By NNN-PTI,
Kolkata, India : The CPI(M)-led Left Front’s 30-year-rule in West Bengal is facing threat after a setback in recent panchayat (village) elections.
The results were seen as a referendum on Chief Minister Buddhadeb Bhattacharjee’s policy of acquiring agricultural land for industrial development.
While the land reforms policy is being viewed as the reason its uninterrupted three decades of rule, the Left brigade suffered a washout in areas which the chief minister tried to industrially showcase by inviting big businesses and foreign direct investments (FDI).
Voters in Singur, the site of Tata’s small car plant, gave the CPI (M) a drubbing in all three zilla parishad seats which went to the Trinamool Congress.
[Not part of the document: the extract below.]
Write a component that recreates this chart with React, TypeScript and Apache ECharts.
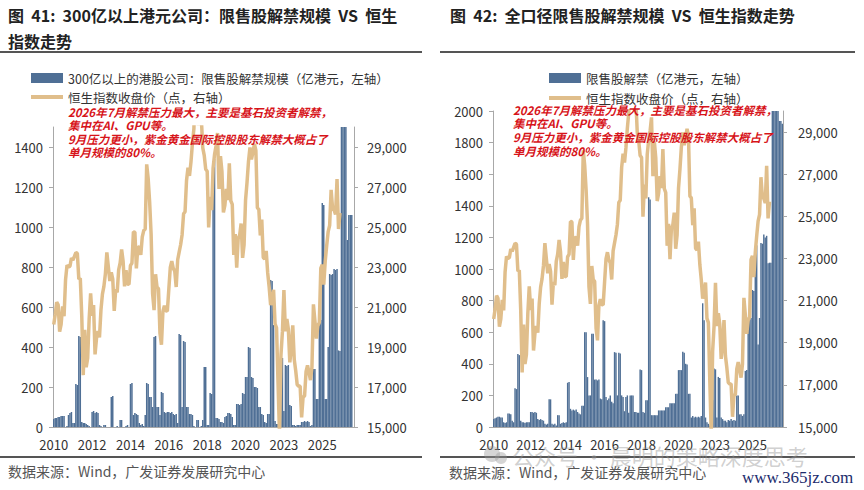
import React, { useEffect, useRef } from "react";
import * as echarts from "echarts";

// monthly categories 2010-01 … 2026-12
const months: string[] = [];
for (let y = 2010; y <= 2026; y++) {
  for (let m = 1; m <= 12; m++) months.push(`${y}-${m < 10 ? "0" + m : m}`);
}

// 300亿以上港股公司：限售股解禁规模（亿港元）
const unlockLarge: number[] = [
  40, 45, 45, 50, 50, 55, 55, 55, 0, 5, 60, 70,
  75, 20, 20, 215, 210, 455, 450, 25, 20, 20, 15, 10,
  5, 0, 75, 80, 70, 75, 70, 10, 5, 0, 10, 10,
  0, 0, 0, 150, 155, 0, 0, 5, 0, 35, 35, 0,
  0, 5, 10, 0, 215, 220, 60, 70, 65, 60, 20, 10,
  15, 5, 60, 220, 215, 150, 150, 100, 450, 455, 100, 100,
  60, 175, 170, 75, 70, 75, 75, 70, 75, 65, 60, 65,
  20, 465, 460, 100, 430, 425, 100, 100, 65, 65, 60, 5,
  0, 35, 35, 0, 5, 35, 300, 300, 10, 10, 170, 165,
  1330, 1340, 45, 45, 40, 25, 25, 20, 50, 55, 70, 70,
  65, 50, 10, 10, 115, 115, 110, 115, 170, 165, 250, 250,
  400, 395, 250, 245, 200, 200, 195, 100, 100, 65, 60, 25,
  20, 65, 65, 735, 730, 510, 30, 15, 15, 20, 350, 345,
  80, 310, 305, 310, 110, 105, 10, 10, 5, 10, 10, 10,
  25, 25, 30, 25, 30, 25, 5, 10, 290, 290, 140, 140,
  540, 535, 1120, 1110, 140, 140, 400, 765, 760, 765, 790, 785,
  790, 383, 380, 1700, 2000, 2400, 2900, 935, 1060, 1060, 1060, 0,
];

// 全口径限售股解禁（亿港元）
const unlockAll: number[] = [
  50, 55, 60, 65, 65, 60, 60, 30, 25, 30, 85, 85,
  80, 40, 30, 245, 240, 462, 455, 40, 30, 30, 25, 30,
  30, 30, 95, 95, 90, 95, 90, 50, 45, 50, 45, 40,
  20, 15, 20, 175, 175, 20, 15, 20, 10, 75, 75, 20,
  25, 30, 25, 30, 280, 285, 115, 105, 110, 105, 110, 95,
  85, 80, 135, 135, 600, 600, 316, 200, 200, 590, 590, 300,
  300, 295, 300, 180, 175, 676, 670, 190, 170, 180, 200, 160,
  150, 474, 470, 200, 470, 465, 200, 190, 100, 190, 200, 90,
  200, 200, 200, 95, 95, 90, 90, 364, 360, 95, 90, 170,
  170, 1454, 1440, 75, 75, 75, 75, 75, 105, 105, 105, 105,
  105, 125, 125, 125, 150, 150, 150, 150, 210, 210, 360, 360,
  360, 476, 470, 400, 395, 210, 210, 60, 70, 60, 65, 60,
  65, 60, 70, 783, 676, 60, 30, 20, 10, 20, 170, 370,
  365, 60, 317, 310, 60, 50, 40, 40, 30, 45, 40, 50,
  40, 45, 40, 200, 200, 80, 80, 70, 80, 355, 360, 677,
  677, 690, 867, 860, 1143, 1150, 522, 690, 1164, 1160, 1218, 1200,
  1210, 1037, 1040, 1040, 2400, 2600, 3000, 2500, 2200, 1936, 1936, 1920,
];

// 恒生指数收盘价（点）
const hsiClose: number[] = [
  20122, 20609, 21239, 21108, 19765, 20129, 21030, 20537, 22358, 23096, 23008, 23035,
  23447, 23338, 23528, 23720, 23684, 22398, 22440, 20535, 17592, 19864, 17989, 18434,
  20390, 21680, 20556, 21094, 18630, 19441, 19796, 19483, 20840, 21642, 22030, 22657,
  23730, 23020, 22300, 22737, 22392, 20803, 21884, 21731, 22860, 23206, 23881, 23306,
  22035, 22837, 22151, 22134, 23082, 23191, 24757, 24742, 22933, 23998, 23987, 23605,
  24507, 24823, 24901, 28133, 27424, 26250, 24636, 21670, 20846, 22640, 21996, 21914,
  19683, 19112, 20777, 21067, 20815, 20794, 21891, 22977, 23297, 22935, 22790, 22001,
  23361, 23741, 24112, 24615, 25661, 25765, 27323, 27970, 27554, 28246, 29177, 29919,
  32887, 30845, 30093, 30808, 30469, 28955, 28583, 27889, 27789, 24980, 26507, 25846,
  27942, 28633, 29051, 29699, 26901, 28543, 27778, 25725, 26092, 26906, 26346, 28190,
  26313, 26129, 23603, 24644, 22961, 24427, 24595, 25177, 23459, 24107, 26341, 27231,
  28284, 28980, 28378, 28725, 29152, 28828, 25961, 25879, 24576, 25377, 23475, 23398,
  23802, 22713, 21997, 21089, 21415, 21860, 20157, 19955, 17223, 14687, 18597, 19781,
  21842, 19786, 20400, 19895, 18234, 18916, 20079, 18382, 17810, 17112, 17043, 17047,
  15485, 16511, 16541, 17763, 18080, 17719, 17345, 17989, 21134, 20317, 19424, 20060,
  20225, 22941, 23120, 22119, 23290, 24072, 24773, 25079, 26856, 25907, 25858, 25630,
  27400, 24900, 25700,
];

const barNameLarge = "300亿以上的港股公司：限售股解禁规模（亿港元，左轴）";
const barNameAll = "限售股解禁（亿港元，左轴）";
const lineName = "恒生指数收盘价（点，右轴）";

const titleLeft = "图  41:  300亿以上港元公司：限售股解禁规模  VS  恒生\n指数走势";
const titleRight = "图  42:  全口径限售股解禁规模  VS  恒生指数走势";
const noteLines = [
  "2026年7月解禁压力最大，主要是基石投资者解禁，",
  "集中在AI、GPU等。",
  "9月压力更小，紫金黄金国际控股股东解禁大概占了",
  "单月规模的80%。",
];
const sourceText = "数据来源：Wind，广发证券发展研究中心";

const BAR = "#4f6f95";
const LINE = "#e0be8b";
const AXIS = "#a8a8a8";
const FONT = "'Noto Sans CJK SC', 'Noto Sans', sans-serif";

export default function App() {
  const ref = useRef<HTMLDivElement>(null);
  useEffect(() => {
    document.body.style.margin = "0";
    const chart = echarts.init(ref.current!, null, { renderer: "svg" });
    const fmtComma = (v: number) => v.toLocaleString("en-US");
    const fmtPlain = (v: number) => String(v);
    const xAxis = (gridIndex: number) => ({
      type: "category",
      gridIndex,
      data: months,
      boundaryGap: true,
      axisLine: { lineStyle: { color: AXIS, width: 1 } },
      axisTick: { interval: 25, inside: true, length: 3, lineStyle: { color: AXIS } },
      axisLabel: {
        interval: 25,
        formatter: (v: string) => v.slice(0, 4),
        fontSize: 13,
        color: "#333",
        fontFamily: FONT,
        margin: 11,
      },
    });
    const yLeft = (gridIndex: number, max: number, showMax: boolean) => ({
      type: "value",
      gridIndex,
      position: "left",
      min: 0,
      max,
      interval: 200,
      splitLine: { show: false },
      axisLine: { show: true, lineStyle: { color: AXIS } },
      axisTick: { show: true, length: 4, lineStyle: { color: AXIS } },
      axisLabel: { fontSize: 13, color: "#333", fontFamily: FONT, margin: 10, showMaxLabel: showMax, formatter: fmtPlain },
    });
    const yRight = (gridIndex: number, margin: number) => ({
      type: "value",
      gridIndex,
      position: "right",
      min: 15000,
      max: 30000,
      interval: 2000,
      splitLine: { show: false },
      axisLine: { show: true, lineStyle: { color: AXIS } },
      axisTick: { show: true, length: 4, lineStyle: { color: AXIS } },
      axisLabel: { fontSize: 13, color: "#333", fontFamily: FONT, margin, showMaxLabel: false, formatter: fmtComma },
    });
    const legendBase = {
      padding: 0,
      itemWidth: 32,
      selectedMode: false,
      textStyle: { fontSize: 12.5, color: "#333", fontFamily: FONT, lineHeight: 18 },
    };
    const textEl = (text: string, x: number, y: number, style: any, z = 100) => ({
      type: "text",
      x,
      y,
      z,
      style: { text, fontFamily: FONT, verticalAlign: "middle", ...style },
    });
    const noteStyle = { fontSize: 11.5, fontStyle: "italic", fontWeight: "bold", fill: "#d7141a" };
    const noteYsL = [112, 125, 139, 152];
    const noteYsR = [110, 123, 137, 151];

    chart.setOption({
      animation: false,
      backgroundColor: "#ffffff",
      grid: [
        { left: 53, top: 127, width: 301, height: 300 },
        { left: 493, top: 111, width: 290, height: 316 },
      ],
      xAxis: [xAxis(0), xAxis(1)],
      yAxis: [yLeft(0, 1500, false), yRight(0, 13), yLeft(1, 2000, true), yRight(1, 15)],
      legend: [
        { ...legendBase, left: 31, top: 69, itemHeight: 10, data: [{ name: barNameLarge, icon: "rect" }] },
        { ...legendBase, left: 31, top: 88, itemHeight: 4, data: [{ name: lineName, icon: "rect", itemStyle: { color: LINE } }] },
        { ...legendBase, left: 549, top: 69, itemHeight: 10, data: [{ name: barNameAll, icon: "rect" }] },
        { ...legendBase, left: 549, top: 89, itemHeight: 4, data: [{ name: lineName, icon: "rect", itemStyle: { color: LINE } }] },
      ],
      series: [
        {
          name: barNameLarge,
          type: "bar",
          xAxisIndex: 0,
          yAxisIndex: 0,
          data: unlockLarge,
          barCategoryGap: "0%",
          itemStyle: { color: BAR },
          clip: true,
        },
        {
          name: lineName,
          type: "line",
          xAxisIndex: 0,
          yAxisIndex: 1,
          data: hsiClose,
          showSymbol: false,
          symbol: "none",
          clip: true,
          itemStyle: { color: LINE },
          lineStyle: { color: LINE, width: 3.5 },
          z: 3,
        },
        {
          name: barNameAll,
          type: "bar",
          xAxisIndex: 1,
          yAxisIndex: 2,
          data: unlockAll,
          barCategoryGap: "0%",
          itemStyle: { color: BAR },
          clip: true,
        },
        {
          name: lineName,
          type: "line",
          xAxisIndex: 1,
          yAxisIndex: 3,
          data: hsiClose,
          showSymbol: false,
          symbol: "none",
          clip: true,
          itemStyle: { color: LINE },
          lineStyle: { color: LINE, width: 3.5 },
          z: 3,
        },
      ],
      graphic: [
        {
          type: "text",
          x: 8,
          y: 2,
          style: { text: titleLeft, fontFamily: FONT, fontSize: 16, fontWeight: "bold", fill: "#222", lineHeight: 26 },
        },
        {
          type: "text",
          x: 450,
          y: 2,
          style: { text: titleRight, fontFamily: FONT, fontSize: 16, fontWeight: "bold", fill: "#222", lineHeight: 26 },
        },
        { type: "line", shape: { x1: 0, y1: 52, x2: 422, y2: 52 }, style: { stroke: "#555", lineWidth: 2 } },
        { type: "line", shape: { x1: 440, y1: 52, x2: 855, y2: 52 }, style: { stroke: "#555", lineWidth: 2 } },
        { type: "line", shape: { x1: 0, y1: 457, x2: 422, y2: 457 }, style: { stroke: "#555", lineWidth: 2 } },
        { type: "line", shape: { x1: 440, y1: 457, x2: 855, y2: 457 }, style: { stroke: "#555", lineWidth: 2 } },
        ...noteLines.map((t, i) => textEl(t, 68, noteYsL[i], noteStyle)),
        ...noteLines.map((t, i) => textEl(t, 513, noteYsR[i], noteStyle)),
        textEl(sourceText, 8, 471, { fontSize: 14, fill: "#555" }),
        textEl(sourceText, 449, 472, { fontSize: 14, fill: "#555" }),
        { type: "circle", shape: { cx: 492, cy: 454, r: 8 }, style: { fill: "rgba(150,150,150,0.4)" }, z: 90 },
        { type: "circle", shape: { cx: 501, cy: 458, r: 6 }, style: { fill: "rgba(150,150,150,0.4)" }, z: 90 },
        textEl("公众号 · 晨明的策略深度思考", 512, 455, { fontSize: 22, fill: "rgba(150,150,150,0.45)" }, 90),
        textEl("www.365jz.com", 742, 477, { fontSize: 17, fill: "#1b2b6c", fontFamily: "'Liberation Serif', serif" }),
      ],
    });
    return () => chart.dispose();
  }, []);
  return <div ref={ref} style={{ width: 864, height: 490 }} />;
}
In Nandigram, where the state government faced a bloody protest by anti-SEZ activists for about two years, the Front faced a humiliating defeat in elections.
The results showed that the Left Front managed to hold on to the zilla parishads (upper tier), panchayat samities (middle tier) and gram panchayats (lower tier) where the threat of farmers losing the land was non-existent.
It was wiped out in East Midnapur and South 24 Paragans districts and suffered setback in Nadia, Hooghly and Howrah where land was either acquired or there was a perceived threat of land acquisition.